Sur Bakoroman, documentaire burkinabé de Simplice Ganou consacré aux enfants de la rue.
On les appelle « enfants de la rue », ce qu’ils n’apprécient pas forcément. « Comme si la rue était notre mère ! », s’exclame ainsi l’un des cinq « bakoroman » de ce docu burkinabé dénué de tout pathos apitoyé, où l’on rit plutôt en dépit de la dèche dans laquelle vivent ces garçons, et que magnifient aussi les belles images de Michel K. Zongo. La route est longue qui conduit de Koudougou à « Ouaga » où, disent-ils, la vie est plus facile quand on n’a rien. Or c’est sur cette route que nous suivons les cinq lascars se « poussant » à la colle sniffée et se partageant un poulet chapardé en chemin, avant de faire escale réparatrice à un puits, jusqu’aux abords de la grande ville surgie dans l’aube fantomatique. Au fil de leur marche, le réalisateur, Simplice Ganou, fait parler chacun en plan-fixe, détaillant chaque trajectoire sur fond de précarité générale et de rejets familiaux occasionnels. Ce qui frappe en effet est que tous ne sont pas forcément victimes. En tout cas ils ne posent pas aux malheureux, assumant leur choix de ne plus aller à l’école ou de ne plus retourner à la maison - parfois depuis leur prime enfance -, par goût de la liberté ou pour échapper à une vie trop contraignante.
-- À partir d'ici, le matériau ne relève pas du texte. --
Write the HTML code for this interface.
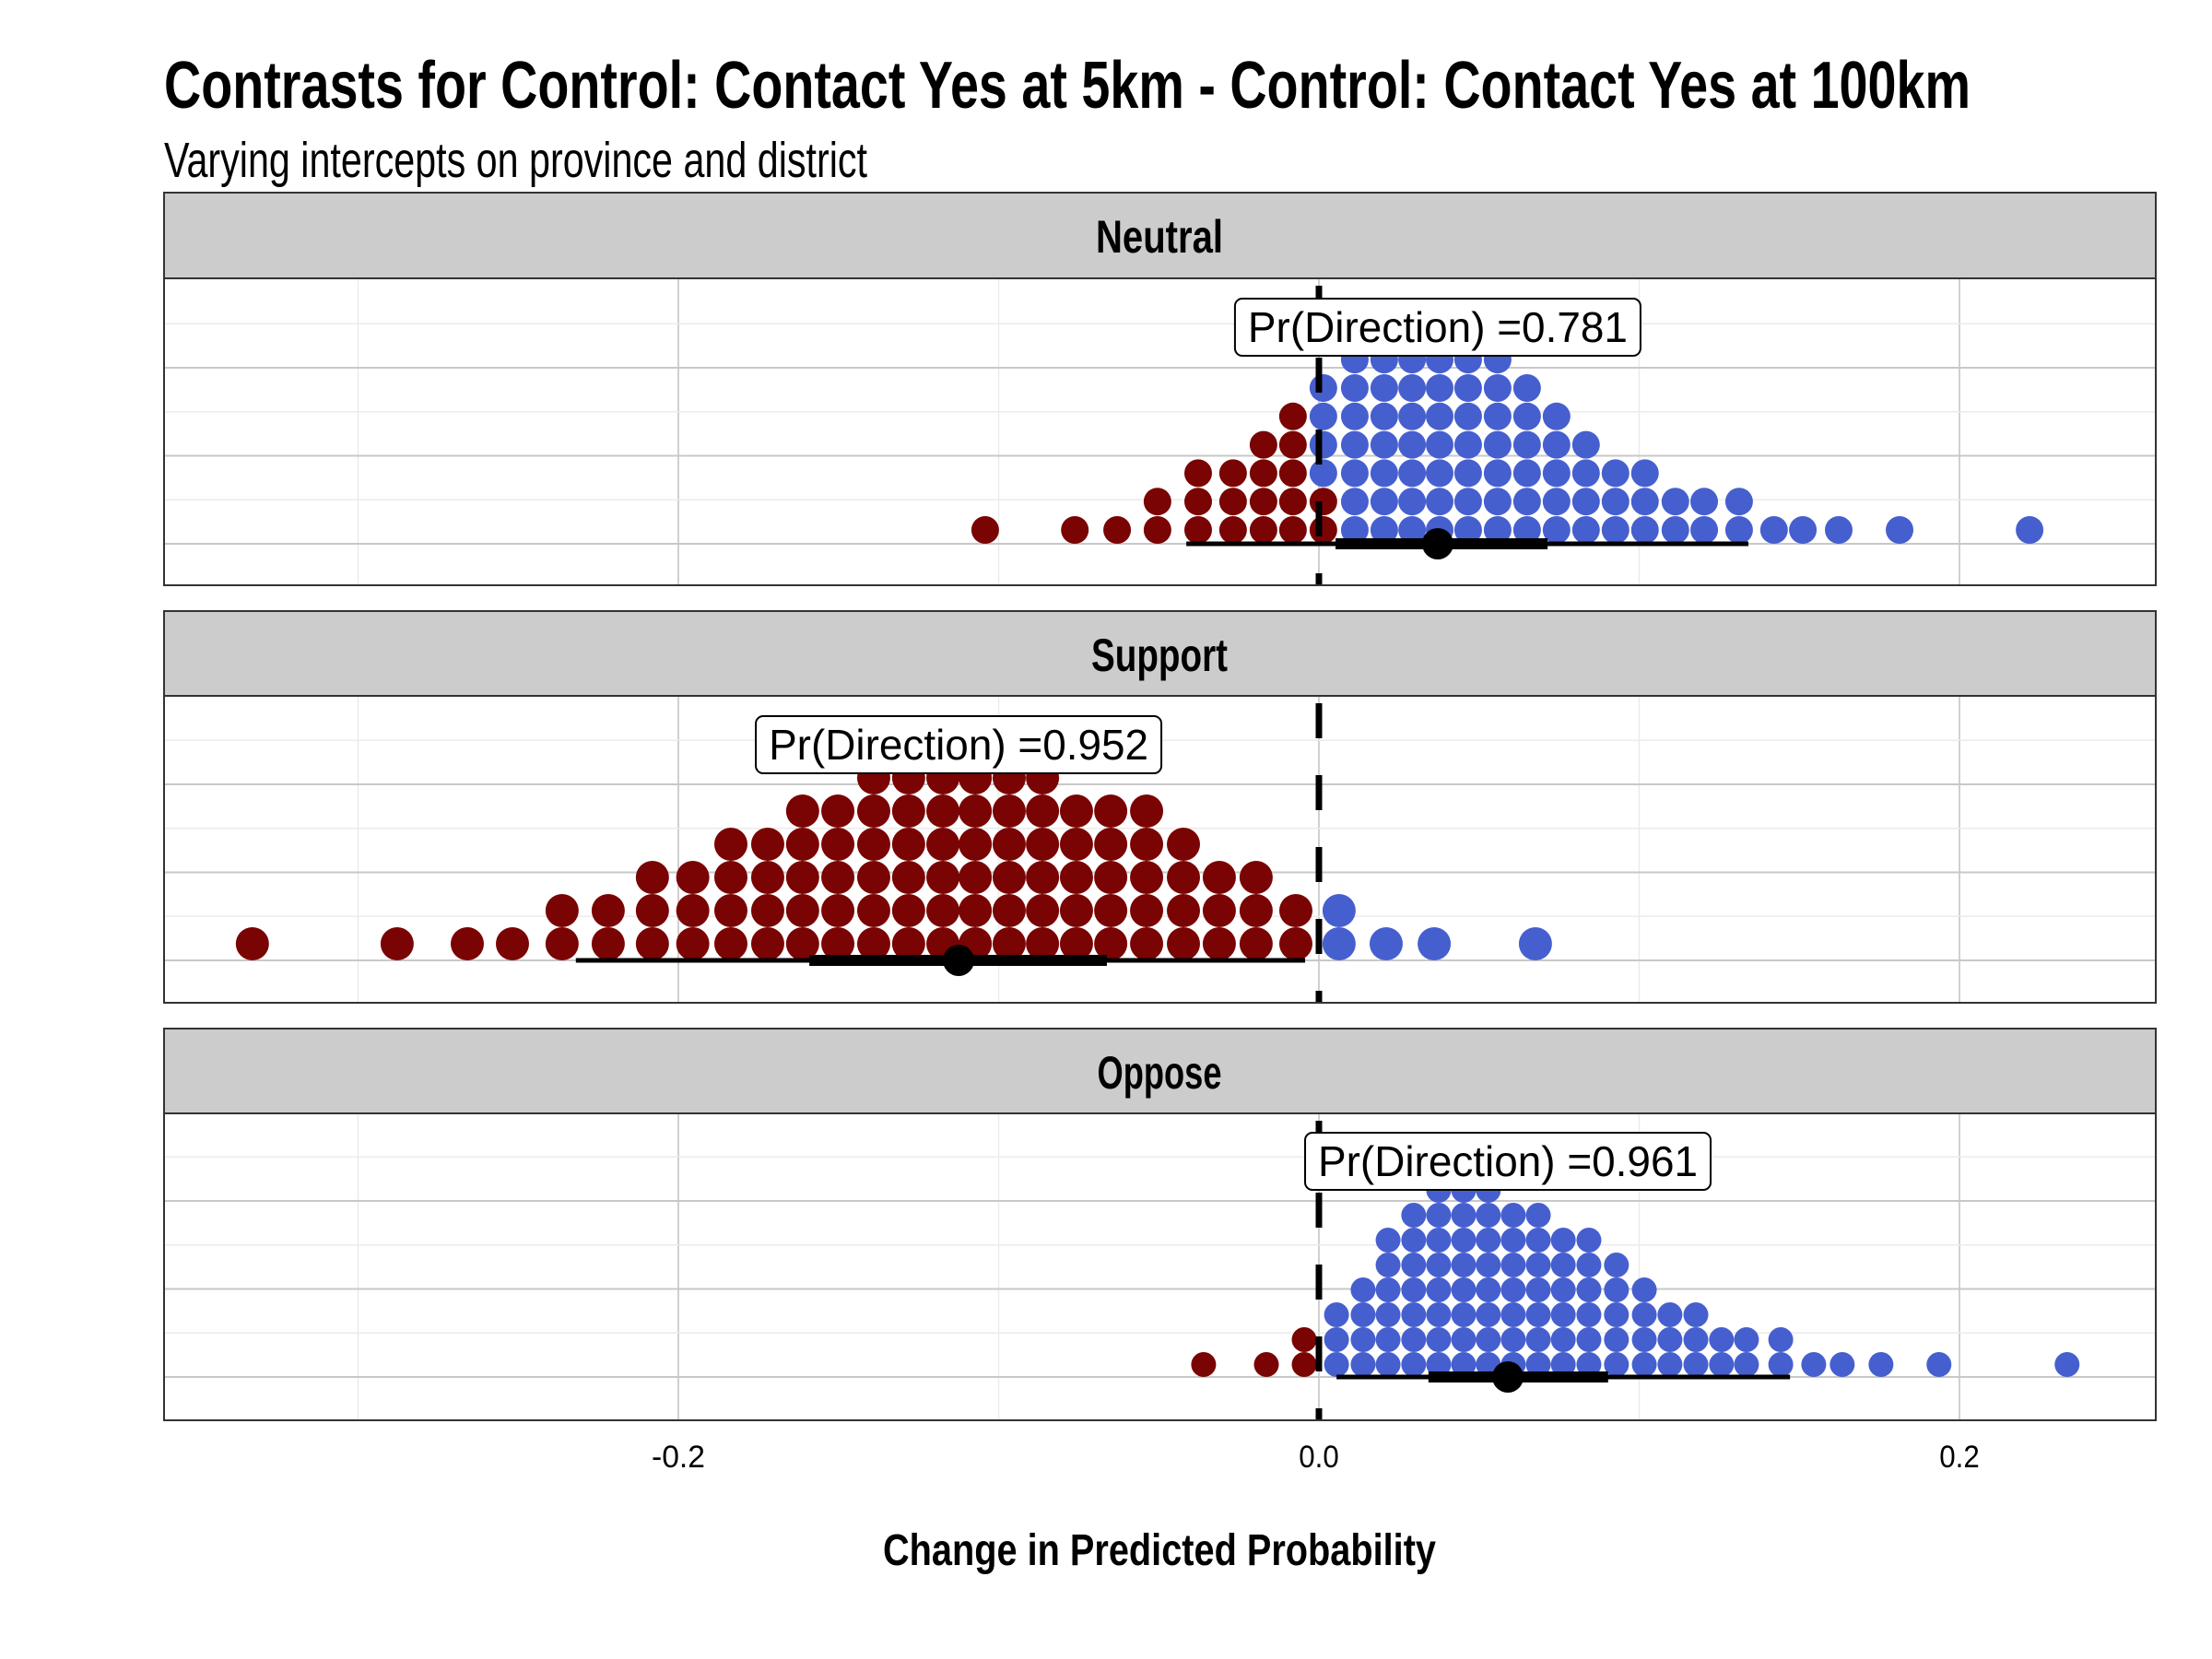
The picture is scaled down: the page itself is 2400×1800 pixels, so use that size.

À les entendre, parlant souvent avec une sorte d’aplomb adulte plus ou moins comique, on a presque l’impression d’entendre des clochards parisiens ou des SDF revendiquant leur état… Tant par son filmage, de premier ordre, que par la vivacité de son dialogue et par son contenu latent (car il va de soi qu’on n’est pas là dans l’imagerie pittoresque ou complaisante), ce documentaire séduit enfin par la netteté de son observation, dont la tendresse nuance la dureté de fait.
Simplice Ganou, image de Michel K. Zongo. Bakoroman. Burkina Faso /France, 2011.